▸ WHAT YOU HAVE TO DO
Give again, verbatim, the lines between the line that contains "Convert this chart to Apache ECharts code." and the line that contains "const rightLegend = ['Mandarin", counting both ends. Pictures are excluded from the copy.

▸ GIVEN DATA
* Start *
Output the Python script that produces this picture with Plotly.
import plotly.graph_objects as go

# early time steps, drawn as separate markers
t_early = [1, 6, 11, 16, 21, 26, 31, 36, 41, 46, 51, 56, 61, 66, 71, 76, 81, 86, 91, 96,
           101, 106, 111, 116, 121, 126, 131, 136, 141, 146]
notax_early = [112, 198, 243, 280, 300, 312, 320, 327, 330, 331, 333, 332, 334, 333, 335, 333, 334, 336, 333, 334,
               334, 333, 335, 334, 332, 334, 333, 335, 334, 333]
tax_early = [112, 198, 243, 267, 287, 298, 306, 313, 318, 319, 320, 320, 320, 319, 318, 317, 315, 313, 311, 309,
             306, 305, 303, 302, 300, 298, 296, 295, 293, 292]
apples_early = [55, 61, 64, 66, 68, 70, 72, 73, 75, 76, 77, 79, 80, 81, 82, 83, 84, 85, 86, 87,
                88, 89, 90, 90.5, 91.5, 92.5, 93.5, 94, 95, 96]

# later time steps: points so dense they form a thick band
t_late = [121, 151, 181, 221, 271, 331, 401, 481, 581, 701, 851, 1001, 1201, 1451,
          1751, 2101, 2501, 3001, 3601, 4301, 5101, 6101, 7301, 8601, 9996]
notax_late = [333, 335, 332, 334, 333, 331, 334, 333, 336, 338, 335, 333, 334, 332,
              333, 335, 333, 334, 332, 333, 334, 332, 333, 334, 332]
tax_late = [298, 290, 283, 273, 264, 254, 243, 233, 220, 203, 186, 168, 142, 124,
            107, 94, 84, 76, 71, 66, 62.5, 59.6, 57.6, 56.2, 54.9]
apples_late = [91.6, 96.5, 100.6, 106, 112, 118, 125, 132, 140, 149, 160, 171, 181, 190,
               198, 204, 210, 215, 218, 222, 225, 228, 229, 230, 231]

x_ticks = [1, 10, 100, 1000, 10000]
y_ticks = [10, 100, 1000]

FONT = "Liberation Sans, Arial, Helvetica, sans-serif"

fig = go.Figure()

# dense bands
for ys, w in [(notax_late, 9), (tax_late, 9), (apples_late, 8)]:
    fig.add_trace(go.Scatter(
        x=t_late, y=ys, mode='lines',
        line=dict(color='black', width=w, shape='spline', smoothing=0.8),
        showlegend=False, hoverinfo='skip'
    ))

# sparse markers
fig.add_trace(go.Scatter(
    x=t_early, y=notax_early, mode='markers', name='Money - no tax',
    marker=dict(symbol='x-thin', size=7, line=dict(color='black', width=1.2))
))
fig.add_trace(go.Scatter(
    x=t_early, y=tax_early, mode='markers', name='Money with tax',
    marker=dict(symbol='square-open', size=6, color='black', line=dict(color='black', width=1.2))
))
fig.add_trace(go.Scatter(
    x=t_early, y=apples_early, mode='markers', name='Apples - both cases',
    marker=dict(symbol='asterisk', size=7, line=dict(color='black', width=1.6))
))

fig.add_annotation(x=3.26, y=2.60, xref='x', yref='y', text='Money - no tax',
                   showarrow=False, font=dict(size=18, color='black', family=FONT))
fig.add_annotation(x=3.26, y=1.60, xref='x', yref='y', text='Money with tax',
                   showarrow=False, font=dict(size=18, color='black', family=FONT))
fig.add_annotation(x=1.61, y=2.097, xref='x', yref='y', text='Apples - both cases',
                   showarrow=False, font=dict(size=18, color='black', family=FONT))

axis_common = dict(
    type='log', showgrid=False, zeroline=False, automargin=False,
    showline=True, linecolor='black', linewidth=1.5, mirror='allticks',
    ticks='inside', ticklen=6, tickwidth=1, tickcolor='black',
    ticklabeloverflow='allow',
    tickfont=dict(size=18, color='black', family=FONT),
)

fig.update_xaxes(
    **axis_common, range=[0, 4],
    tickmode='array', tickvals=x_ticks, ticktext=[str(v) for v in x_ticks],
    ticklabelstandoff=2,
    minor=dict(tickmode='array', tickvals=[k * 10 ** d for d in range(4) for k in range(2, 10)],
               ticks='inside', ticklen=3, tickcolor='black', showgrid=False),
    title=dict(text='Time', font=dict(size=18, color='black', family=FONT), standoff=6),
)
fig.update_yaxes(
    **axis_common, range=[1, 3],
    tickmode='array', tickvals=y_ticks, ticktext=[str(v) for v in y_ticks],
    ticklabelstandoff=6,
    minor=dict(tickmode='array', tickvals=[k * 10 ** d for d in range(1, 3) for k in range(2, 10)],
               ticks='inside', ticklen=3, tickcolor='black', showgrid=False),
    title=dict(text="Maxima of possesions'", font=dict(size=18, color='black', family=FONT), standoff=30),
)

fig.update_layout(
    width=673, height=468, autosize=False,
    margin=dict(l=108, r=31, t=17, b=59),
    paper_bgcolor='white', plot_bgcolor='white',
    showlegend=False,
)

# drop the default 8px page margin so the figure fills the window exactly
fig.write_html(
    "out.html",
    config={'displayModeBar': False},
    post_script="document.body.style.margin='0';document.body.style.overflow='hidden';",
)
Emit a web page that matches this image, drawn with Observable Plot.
* End *
* Start *
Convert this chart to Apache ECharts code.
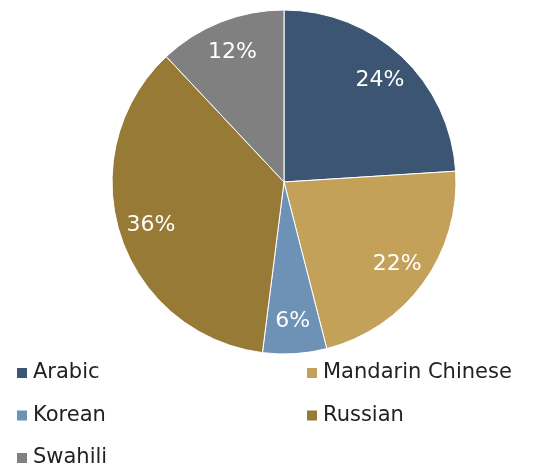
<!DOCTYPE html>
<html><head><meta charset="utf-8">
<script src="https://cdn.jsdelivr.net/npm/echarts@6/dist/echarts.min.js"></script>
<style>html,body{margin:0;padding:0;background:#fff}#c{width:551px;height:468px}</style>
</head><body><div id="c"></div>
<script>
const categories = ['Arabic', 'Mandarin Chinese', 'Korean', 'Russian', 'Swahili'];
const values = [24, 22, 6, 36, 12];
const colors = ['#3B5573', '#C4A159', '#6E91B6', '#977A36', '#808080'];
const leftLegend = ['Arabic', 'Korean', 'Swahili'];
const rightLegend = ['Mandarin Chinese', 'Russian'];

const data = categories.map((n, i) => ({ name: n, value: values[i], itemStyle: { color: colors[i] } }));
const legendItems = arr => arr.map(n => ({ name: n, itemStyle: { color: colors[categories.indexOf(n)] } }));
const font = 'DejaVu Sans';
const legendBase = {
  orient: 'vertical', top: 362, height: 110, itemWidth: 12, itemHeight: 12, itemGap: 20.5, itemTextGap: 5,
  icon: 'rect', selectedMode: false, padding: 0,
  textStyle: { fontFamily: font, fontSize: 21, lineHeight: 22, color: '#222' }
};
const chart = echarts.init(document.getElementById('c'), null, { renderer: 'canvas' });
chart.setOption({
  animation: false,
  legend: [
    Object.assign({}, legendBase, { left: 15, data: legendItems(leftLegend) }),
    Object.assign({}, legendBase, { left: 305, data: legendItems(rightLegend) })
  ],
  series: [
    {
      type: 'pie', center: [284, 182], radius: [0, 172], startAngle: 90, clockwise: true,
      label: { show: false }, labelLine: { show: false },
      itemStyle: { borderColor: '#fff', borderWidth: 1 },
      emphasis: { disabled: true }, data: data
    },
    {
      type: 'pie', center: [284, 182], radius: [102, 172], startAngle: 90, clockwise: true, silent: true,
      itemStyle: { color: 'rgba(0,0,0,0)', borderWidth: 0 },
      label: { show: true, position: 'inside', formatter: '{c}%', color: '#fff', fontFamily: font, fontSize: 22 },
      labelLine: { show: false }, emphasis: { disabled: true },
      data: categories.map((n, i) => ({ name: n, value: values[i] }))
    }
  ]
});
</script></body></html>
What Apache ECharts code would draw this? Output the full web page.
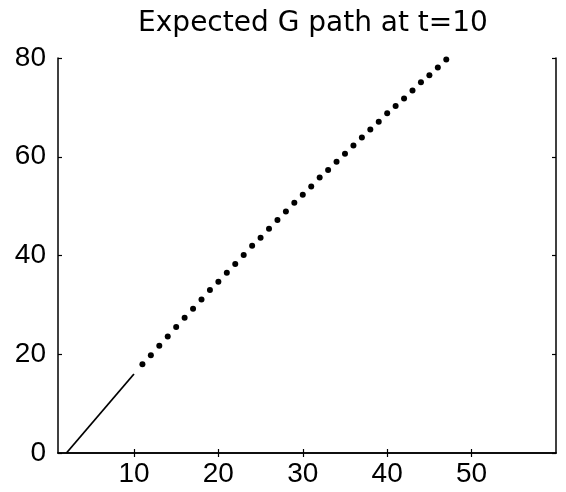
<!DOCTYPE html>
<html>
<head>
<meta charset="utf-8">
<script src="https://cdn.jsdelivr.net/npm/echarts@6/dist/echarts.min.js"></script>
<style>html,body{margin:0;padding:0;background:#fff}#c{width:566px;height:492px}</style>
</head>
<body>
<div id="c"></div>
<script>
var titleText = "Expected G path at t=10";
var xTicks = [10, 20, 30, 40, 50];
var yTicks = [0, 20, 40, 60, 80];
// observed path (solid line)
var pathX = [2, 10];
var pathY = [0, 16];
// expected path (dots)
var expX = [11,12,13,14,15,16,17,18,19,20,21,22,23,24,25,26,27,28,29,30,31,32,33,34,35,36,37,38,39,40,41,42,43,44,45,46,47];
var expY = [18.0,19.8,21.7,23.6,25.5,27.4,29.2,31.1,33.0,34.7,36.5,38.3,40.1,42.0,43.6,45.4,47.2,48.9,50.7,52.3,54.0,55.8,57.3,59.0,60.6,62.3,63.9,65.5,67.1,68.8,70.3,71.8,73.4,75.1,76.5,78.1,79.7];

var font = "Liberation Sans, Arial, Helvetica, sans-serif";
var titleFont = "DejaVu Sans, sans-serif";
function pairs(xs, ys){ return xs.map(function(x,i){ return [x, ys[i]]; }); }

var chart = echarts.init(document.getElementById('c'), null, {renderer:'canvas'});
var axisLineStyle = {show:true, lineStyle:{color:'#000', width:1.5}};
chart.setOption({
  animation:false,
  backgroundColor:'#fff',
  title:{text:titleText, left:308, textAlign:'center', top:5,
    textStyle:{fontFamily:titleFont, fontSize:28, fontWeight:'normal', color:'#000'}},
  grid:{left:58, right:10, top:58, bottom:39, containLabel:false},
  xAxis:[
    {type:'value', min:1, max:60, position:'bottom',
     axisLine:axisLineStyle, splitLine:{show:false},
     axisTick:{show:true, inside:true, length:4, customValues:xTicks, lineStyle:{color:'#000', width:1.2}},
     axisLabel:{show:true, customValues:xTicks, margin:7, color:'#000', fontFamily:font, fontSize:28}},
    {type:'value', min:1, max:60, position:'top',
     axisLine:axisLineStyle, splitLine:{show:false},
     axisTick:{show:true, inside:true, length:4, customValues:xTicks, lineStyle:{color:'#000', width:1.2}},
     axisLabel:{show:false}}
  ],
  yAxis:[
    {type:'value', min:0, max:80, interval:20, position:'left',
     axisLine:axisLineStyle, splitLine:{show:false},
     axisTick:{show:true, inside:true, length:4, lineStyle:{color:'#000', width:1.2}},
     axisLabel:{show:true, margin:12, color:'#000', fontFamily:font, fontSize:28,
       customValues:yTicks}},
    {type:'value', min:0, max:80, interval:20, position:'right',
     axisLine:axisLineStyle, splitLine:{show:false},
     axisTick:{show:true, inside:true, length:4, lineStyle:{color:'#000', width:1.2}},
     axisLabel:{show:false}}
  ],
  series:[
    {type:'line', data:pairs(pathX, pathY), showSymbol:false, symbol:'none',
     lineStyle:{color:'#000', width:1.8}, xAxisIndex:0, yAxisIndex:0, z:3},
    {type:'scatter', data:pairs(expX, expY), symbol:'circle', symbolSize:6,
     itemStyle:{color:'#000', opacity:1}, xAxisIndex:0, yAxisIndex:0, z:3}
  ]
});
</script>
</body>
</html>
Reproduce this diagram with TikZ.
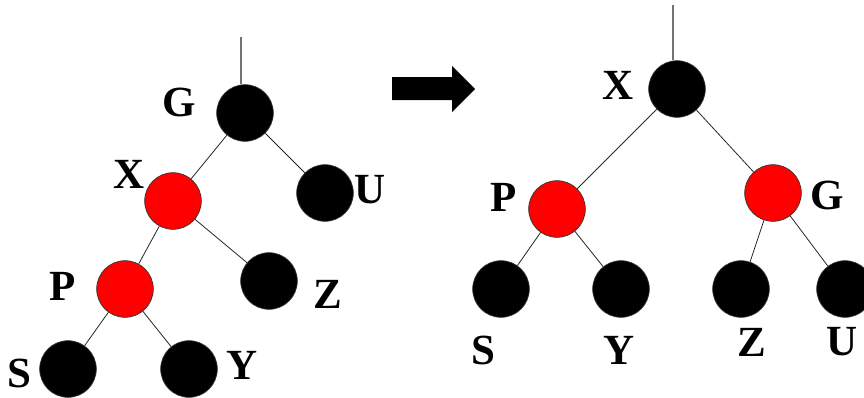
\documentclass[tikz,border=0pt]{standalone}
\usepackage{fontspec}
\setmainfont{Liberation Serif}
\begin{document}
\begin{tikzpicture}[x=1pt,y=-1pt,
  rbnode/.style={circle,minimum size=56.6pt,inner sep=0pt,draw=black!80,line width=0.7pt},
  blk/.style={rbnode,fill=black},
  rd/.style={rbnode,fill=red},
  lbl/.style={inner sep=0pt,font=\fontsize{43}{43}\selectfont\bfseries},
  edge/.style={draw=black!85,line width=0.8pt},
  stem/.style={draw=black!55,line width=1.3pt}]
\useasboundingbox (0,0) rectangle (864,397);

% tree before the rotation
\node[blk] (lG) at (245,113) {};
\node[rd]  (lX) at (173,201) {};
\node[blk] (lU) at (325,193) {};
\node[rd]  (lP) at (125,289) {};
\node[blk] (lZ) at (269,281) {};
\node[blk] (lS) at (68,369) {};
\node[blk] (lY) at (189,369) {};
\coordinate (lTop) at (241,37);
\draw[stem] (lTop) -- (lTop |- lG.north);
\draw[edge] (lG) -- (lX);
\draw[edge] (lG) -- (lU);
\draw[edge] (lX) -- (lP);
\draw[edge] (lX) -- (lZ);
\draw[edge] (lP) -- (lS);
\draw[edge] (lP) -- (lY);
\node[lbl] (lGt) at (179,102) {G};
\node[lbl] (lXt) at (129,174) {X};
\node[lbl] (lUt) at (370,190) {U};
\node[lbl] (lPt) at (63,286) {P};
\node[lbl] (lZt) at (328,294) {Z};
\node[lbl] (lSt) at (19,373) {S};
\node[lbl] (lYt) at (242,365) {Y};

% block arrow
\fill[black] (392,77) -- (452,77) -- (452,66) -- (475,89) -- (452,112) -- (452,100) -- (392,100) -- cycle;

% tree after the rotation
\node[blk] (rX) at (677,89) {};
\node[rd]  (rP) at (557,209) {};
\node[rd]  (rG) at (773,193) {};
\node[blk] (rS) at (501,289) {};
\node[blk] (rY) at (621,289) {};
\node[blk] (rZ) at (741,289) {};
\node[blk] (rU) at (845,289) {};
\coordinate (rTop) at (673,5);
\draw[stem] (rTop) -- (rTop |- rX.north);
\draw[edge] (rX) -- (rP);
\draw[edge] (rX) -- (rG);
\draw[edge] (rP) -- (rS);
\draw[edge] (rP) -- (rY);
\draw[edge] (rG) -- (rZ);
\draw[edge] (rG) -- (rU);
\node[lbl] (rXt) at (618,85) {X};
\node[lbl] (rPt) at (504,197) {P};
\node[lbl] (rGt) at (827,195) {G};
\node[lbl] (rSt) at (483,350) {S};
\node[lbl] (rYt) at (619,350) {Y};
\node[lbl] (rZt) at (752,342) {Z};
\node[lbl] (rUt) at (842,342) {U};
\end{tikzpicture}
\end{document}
* End *
▸ RESPONSE
Convert this chart to Apache ECharts code.
<!DOCTYPE html>
<html><head><meta charset="utf-8">
<script src="https://cdn.jsdelivr.net/npm/echarts@6/dist/echarts.min.js"></script>
<style>html,body{margin:0;padding:0;background:#fff}#c{width:551px;height:468px}</style>
</head><body><div id="c"></div>
<script>
const categories = ['Arabic', 'Mandarin Chinese', 'Korean', 'Russian', 'Swahili'];
const values = [24, 22, 6, 36, 12];
const colors = ['#3B5573', '#C4A159', '#6E91B6', '#977A36', '#808080'];
const leftLegend = ['Arabic', 'Korean', 'Swahili'];
const rightLegend = ['Mandarin Chinese', 'Russian'];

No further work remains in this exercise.